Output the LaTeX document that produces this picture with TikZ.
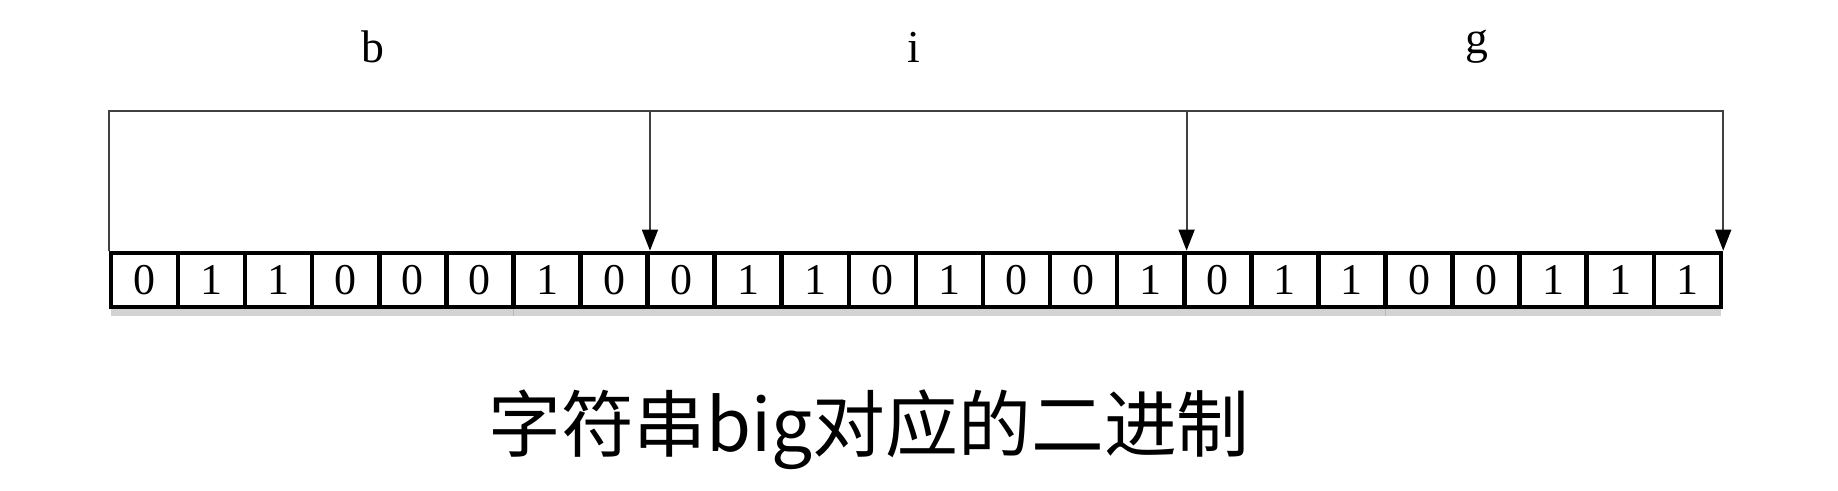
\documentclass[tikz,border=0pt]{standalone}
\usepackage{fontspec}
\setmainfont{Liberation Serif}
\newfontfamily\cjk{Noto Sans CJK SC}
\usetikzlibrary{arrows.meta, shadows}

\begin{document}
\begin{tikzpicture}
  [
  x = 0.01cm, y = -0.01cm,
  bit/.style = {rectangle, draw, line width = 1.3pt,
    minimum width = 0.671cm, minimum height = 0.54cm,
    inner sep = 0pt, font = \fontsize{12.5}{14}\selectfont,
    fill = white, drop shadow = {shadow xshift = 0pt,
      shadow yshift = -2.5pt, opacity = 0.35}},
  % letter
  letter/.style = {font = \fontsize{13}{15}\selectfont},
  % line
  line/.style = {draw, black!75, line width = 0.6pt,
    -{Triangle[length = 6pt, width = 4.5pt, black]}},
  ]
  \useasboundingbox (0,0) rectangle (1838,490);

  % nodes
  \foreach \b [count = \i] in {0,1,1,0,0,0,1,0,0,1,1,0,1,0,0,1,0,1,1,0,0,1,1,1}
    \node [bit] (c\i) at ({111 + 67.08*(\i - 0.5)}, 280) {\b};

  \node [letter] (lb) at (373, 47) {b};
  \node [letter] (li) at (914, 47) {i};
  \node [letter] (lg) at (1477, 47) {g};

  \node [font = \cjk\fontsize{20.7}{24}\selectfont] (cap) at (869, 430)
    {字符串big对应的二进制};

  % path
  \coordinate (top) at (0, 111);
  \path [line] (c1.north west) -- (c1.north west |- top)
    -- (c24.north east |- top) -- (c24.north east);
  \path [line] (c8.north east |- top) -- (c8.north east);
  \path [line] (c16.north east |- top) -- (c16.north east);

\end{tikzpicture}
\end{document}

***

● Task instructions: Ignore the images and quote every line of the listing exactly.

● Problem solution:
Output the LaTeX document that produces this picture with TikZ.
\documentclass[tikz,border=0pt]{standalone}
\usepackage{fontspec}
\setmainfont{Liberation Serif}
\newfontfamily\cjk{Noto Sans CJK SC}
\usetikzlibrary{arrows.meta, shadows}

\begin{document}
\begin{tikzpicture}
  [
  x = 0.01cm, y = -0.01cm,
  bit/.style = {rectangle, draw, line width = 1.3pt,
    minimum width = 0.671cm, minimum height = 0.54cm,
    inner sep = 0pt, font = \fontsize{12.5}{14}\selectfont,
    fill = white, drop shadow = {shadow xshift = 0pt,
      shadow yshift = -2.5pt, opacity = 0.35}},
  % letter
  letter/.style = {font = \fontsize{13}{15}\selectfont},
  % line
  line/.style = {draw, black!75, line width = 0.6pt,
    -{Triangle[length = 6pt, width = 4.5pt, black]}},
  ]
  \useasboundingbox (0,0) rectangle (1838,490);

  % nodes
  \foreach \b [count = \i] in {0,1,1,0,0,0,1,0,0,1,1,0,1,0,0,1,0,1,1,0,0,1,1,1}
    \node [bit] (c\i) at ({111 + 67.08*(\i - 0.5)}, 280) {\b};

  \node [letter] (lb) at (373, 47) {b};
  \node [letter] (li) at (914, 47) {i};
  \node [letter] (lg) at (1477, 47) {g};

  \node [font = \cjk\fontsize{20.7}{24}\selectfont] (cap) at (869, 430)
    {字符串big对应的二进制};

  % path
  \coordinate (top) at (0, 111);
  \path [line] (c1.north west) -- (c1.north west |- top)
    -- (c24.north east |- top) -- (c24.north east);
  \path [line] (c8.north east |- top) -- (c8.north east);
  \path [line] (c16.north east |- top) -- (c16.north east);

\end{tikzpicture}
\end{document}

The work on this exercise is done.